→ **Work to do**
Copy exactly, leaving out every image, the lines from the one with "Give me the" through the one with "const plotW = W", inclusive.

→ **Entries with chart source code**

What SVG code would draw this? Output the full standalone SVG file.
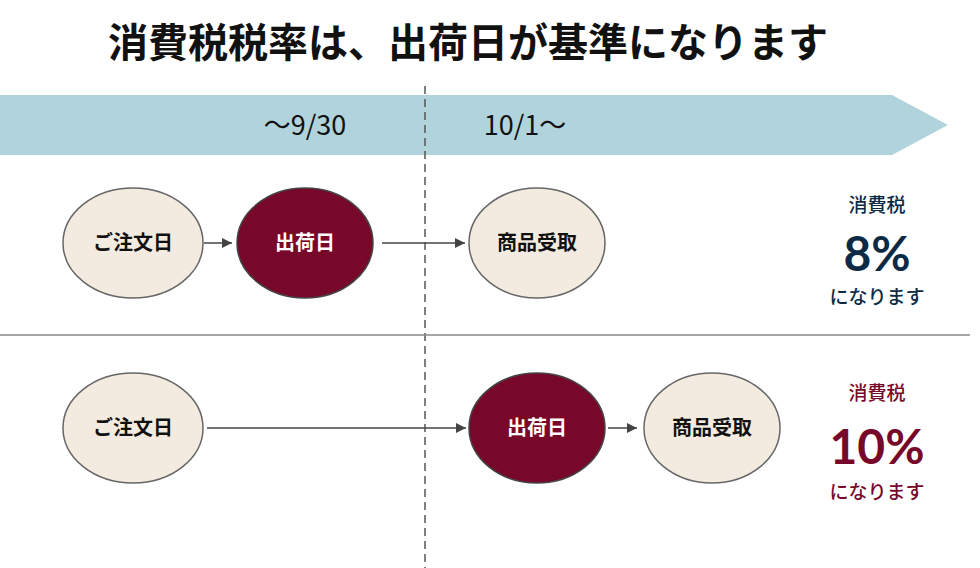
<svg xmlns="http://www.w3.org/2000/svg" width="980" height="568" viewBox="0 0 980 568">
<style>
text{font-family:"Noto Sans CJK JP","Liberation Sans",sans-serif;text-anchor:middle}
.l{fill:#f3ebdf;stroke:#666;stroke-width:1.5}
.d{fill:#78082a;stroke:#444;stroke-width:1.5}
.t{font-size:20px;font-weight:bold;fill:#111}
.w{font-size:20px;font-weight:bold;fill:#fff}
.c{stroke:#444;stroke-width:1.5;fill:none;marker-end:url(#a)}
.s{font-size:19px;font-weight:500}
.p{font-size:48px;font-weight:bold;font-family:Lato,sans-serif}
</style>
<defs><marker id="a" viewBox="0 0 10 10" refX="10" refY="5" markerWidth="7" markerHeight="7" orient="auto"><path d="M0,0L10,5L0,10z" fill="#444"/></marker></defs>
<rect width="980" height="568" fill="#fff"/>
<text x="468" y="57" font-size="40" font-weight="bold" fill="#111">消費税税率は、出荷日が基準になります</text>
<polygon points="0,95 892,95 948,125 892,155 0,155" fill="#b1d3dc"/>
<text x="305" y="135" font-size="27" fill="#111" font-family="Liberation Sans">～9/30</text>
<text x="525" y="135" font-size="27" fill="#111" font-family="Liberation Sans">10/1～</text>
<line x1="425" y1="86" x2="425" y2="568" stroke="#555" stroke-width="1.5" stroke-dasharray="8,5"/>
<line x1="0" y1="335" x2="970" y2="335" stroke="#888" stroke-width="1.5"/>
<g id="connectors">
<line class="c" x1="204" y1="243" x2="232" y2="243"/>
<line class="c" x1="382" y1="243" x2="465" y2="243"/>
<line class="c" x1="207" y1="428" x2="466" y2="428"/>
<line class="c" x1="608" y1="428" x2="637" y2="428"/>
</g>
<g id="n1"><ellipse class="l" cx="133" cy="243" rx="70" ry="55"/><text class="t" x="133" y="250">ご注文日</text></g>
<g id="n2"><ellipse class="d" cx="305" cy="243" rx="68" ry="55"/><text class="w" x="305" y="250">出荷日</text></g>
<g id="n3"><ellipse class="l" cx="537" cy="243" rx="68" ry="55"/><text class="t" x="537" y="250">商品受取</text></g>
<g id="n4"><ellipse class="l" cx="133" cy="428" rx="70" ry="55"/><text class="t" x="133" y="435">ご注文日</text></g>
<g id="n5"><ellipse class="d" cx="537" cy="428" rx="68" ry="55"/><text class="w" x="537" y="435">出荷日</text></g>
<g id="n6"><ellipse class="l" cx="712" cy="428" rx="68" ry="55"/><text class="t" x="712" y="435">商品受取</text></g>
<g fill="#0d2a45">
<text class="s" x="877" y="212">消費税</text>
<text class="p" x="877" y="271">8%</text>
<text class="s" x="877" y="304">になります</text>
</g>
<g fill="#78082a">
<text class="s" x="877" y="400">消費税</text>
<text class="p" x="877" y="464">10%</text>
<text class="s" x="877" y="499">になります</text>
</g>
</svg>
* * *
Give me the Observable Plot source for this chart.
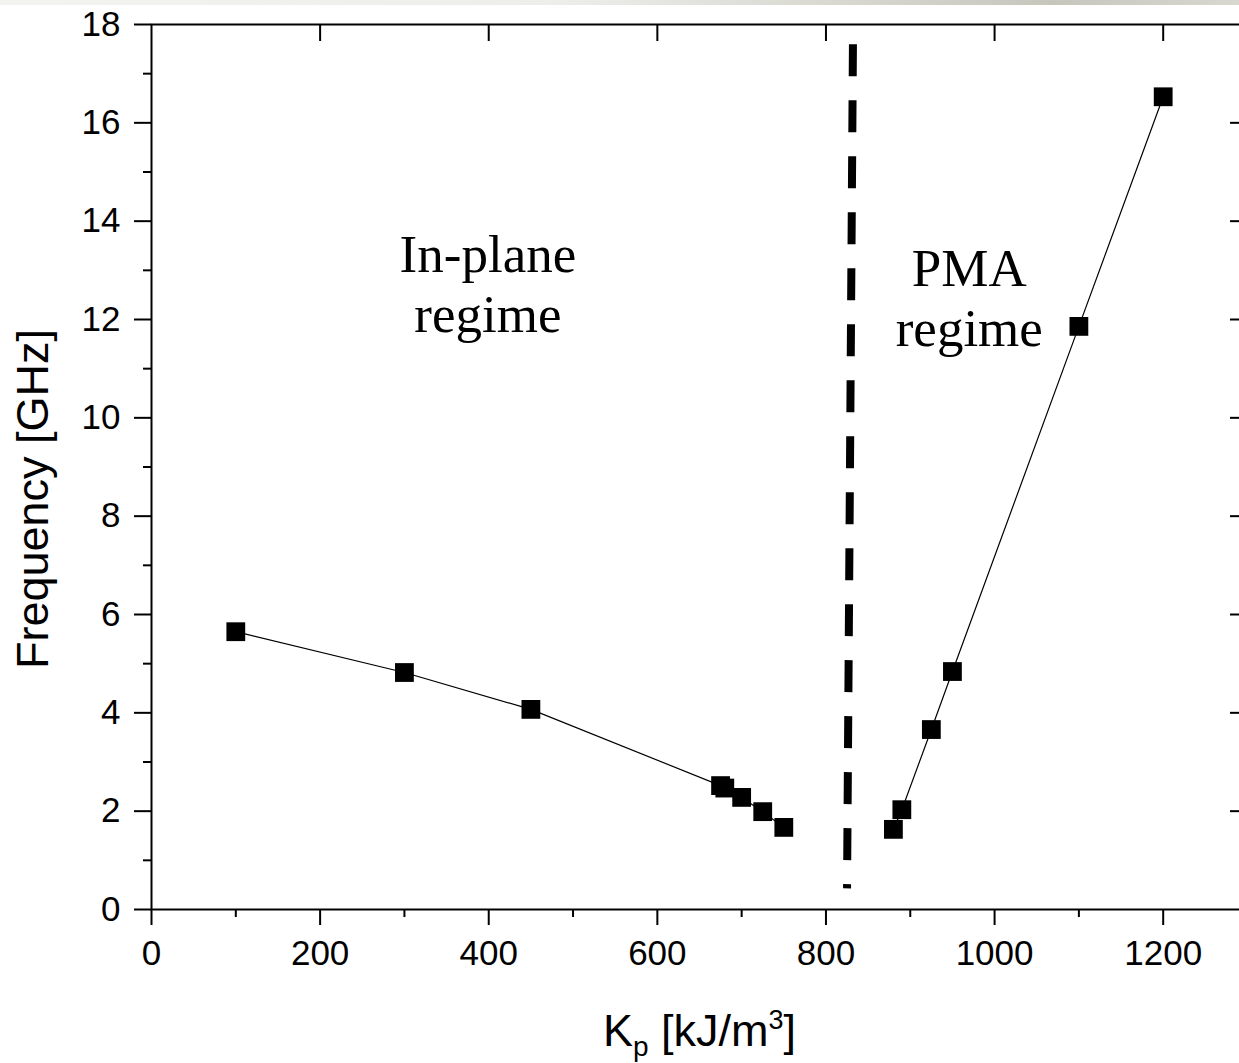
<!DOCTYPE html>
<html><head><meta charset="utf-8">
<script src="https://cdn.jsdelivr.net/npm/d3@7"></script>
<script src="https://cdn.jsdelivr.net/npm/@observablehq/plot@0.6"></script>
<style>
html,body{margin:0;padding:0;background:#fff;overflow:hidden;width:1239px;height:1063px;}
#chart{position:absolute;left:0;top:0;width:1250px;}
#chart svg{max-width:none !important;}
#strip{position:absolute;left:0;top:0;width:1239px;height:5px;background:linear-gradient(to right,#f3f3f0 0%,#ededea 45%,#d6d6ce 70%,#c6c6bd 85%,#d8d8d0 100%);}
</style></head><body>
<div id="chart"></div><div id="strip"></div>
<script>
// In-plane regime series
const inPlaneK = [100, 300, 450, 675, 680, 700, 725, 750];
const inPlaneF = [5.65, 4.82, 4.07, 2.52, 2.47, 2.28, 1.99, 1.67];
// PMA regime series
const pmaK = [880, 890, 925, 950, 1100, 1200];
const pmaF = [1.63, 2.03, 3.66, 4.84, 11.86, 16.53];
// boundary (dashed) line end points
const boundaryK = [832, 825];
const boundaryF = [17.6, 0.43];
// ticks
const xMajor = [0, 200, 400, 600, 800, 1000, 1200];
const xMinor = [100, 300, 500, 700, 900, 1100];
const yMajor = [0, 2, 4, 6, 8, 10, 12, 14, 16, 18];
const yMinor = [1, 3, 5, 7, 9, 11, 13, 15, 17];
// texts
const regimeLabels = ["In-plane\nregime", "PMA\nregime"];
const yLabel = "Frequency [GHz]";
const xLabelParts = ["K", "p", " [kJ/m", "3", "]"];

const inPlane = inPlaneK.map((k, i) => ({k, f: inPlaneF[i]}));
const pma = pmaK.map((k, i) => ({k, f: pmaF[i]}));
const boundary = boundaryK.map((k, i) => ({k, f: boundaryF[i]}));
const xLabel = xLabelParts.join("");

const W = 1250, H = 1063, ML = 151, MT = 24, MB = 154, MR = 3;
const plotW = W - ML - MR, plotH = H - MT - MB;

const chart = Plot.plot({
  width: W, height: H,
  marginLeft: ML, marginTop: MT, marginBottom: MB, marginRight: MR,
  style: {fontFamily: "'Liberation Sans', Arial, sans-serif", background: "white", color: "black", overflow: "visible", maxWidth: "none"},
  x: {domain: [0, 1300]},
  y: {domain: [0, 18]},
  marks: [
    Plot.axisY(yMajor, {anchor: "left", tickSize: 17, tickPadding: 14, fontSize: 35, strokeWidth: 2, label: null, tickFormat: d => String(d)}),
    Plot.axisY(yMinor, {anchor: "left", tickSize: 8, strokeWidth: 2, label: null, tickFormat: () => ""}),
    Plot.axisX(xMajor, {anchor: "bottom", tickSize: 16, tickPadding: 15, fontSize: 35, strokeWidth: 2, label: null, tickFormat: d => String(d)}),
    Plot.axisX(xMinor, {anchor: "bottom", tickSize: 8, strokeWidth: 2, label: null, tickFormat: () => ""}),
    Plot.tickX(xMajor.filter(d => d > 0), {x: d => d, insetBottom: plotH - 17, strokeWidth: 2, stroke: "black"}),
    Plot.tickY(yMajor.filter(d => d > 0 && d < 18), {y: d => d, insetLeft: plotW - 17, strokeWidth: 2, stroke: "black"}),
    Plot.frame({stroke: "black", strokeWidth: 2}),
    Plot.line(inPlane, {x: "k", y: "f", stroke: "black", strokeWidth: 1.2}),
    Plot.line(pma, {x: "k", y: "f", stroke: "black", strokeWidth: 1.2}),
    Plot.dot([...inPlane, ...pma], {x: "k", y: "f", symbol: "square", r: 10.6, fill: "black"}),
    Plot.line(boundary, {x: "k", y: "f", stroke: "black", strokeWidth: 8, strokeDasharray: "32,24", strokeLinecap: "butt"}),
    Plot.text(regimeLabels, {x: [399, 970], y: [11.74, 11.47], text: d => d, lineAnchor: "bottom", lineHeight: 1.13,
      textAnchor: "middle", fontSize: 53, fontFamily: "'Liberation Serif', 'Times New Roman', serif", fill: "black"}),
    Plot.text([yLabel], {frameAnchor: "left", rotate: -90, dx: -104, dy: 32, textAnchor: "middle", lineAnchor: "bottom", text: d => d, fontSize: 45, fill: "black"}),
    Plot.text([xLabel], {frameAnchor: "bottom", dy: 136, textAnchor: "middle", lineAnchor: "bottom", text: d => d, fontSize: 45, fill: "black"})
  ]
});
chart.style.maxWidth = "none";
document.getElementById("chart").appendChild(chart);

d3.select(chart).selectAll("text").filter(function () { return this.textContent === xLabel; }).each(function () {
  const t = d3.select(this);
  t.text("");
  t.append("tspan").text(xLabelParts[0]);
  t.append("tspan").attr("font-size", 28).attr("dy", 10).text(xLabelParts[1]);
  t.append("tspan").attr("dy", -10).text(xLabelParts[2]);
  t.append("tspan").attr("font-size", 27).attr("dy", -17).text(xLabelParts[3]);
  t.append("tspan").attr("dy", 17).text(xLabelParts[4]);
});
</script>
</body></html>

→ **Solved problem**
Give me the Observable Plot source for this chart.
<!DOCTYPE html>
<html><head><meta charset="utf-8">
<script src="https://cdn.jsdelivr.net/npm/d3@7"></script>
<script src="https://cdn.jsdelivr.net/npm/@observablehq/plot@0.6"></script>
<style>
html,body{margin:0;padding:0;background:#fff;overflow:hidden;width:1239px;height:1063px;}
#chart{position:absolute;left:0;top:0;width:1250px;}
#chart svg{max-width:none !important;}
#strip{position:absolute;left:0;top:0;width:1239px;height:5px;background:linear-gradient(to right,#f3f3f0 0%,#ededea 45%,#d6d6ce 70%,#c6c6bd 85%,#d8d8d0 100%);}
</style></head><body>
<div id="chart"></div><div id="strip"></div>
<script>
// In-plane regime series
const inPlaneK = [100, 300, 450, 675, 680, 700, 725, 750];
const inPlaneF = [5.65, 4.82, 4.07, 2.52, 2.47, 2.28, 1.99, 1.67];
// PMA regime series
const pmaK = [880, 890, 925, 950, 1100, 1200];
const pmaF = [1.63, 2.03, 3.66, 4.84, 11.86, 16.53];
// boundary (dashed) line end points
const boundaryK = [832, 825];
const boundaryF = [17.6, 0.43];
// ticks
const xMajor = [0, 200, 400, 600, 800, 1000, 1200];
const xMinor = [100, 300, 500, 700, 900, 1100];
const yMajor = [0, 2, 4, 6, 8, 10, 12, 14, 16, 18];
const yMinor = [1, 3, 5, 7, 9, 11, 13, 15, 17];
// texts
const regimeLabels = ["In-plane\nregime", "PMA\nregime"];
const yLabel = "Frequency [GHz]";
const xLabelParts = ["K", "p", " [kJ/m", "3", "]"];

const inPlane = inPlaneK.map((k, i) => ({k, f: inPlaneF[i]}));
const pma = pmaK.map((k, i) => ({k, f: pmaF[i]}));
const boundary = boundaryK.map((k, i) => ({k, f: boundaryF[i]}));
const xLabel = xLabelParts.join("");

const W = 1250, H = 1063, ML = 151, MT = 24, MB = 154, MR = 3;
const plotW = W - ML - MR, plotH = H - MT - MB;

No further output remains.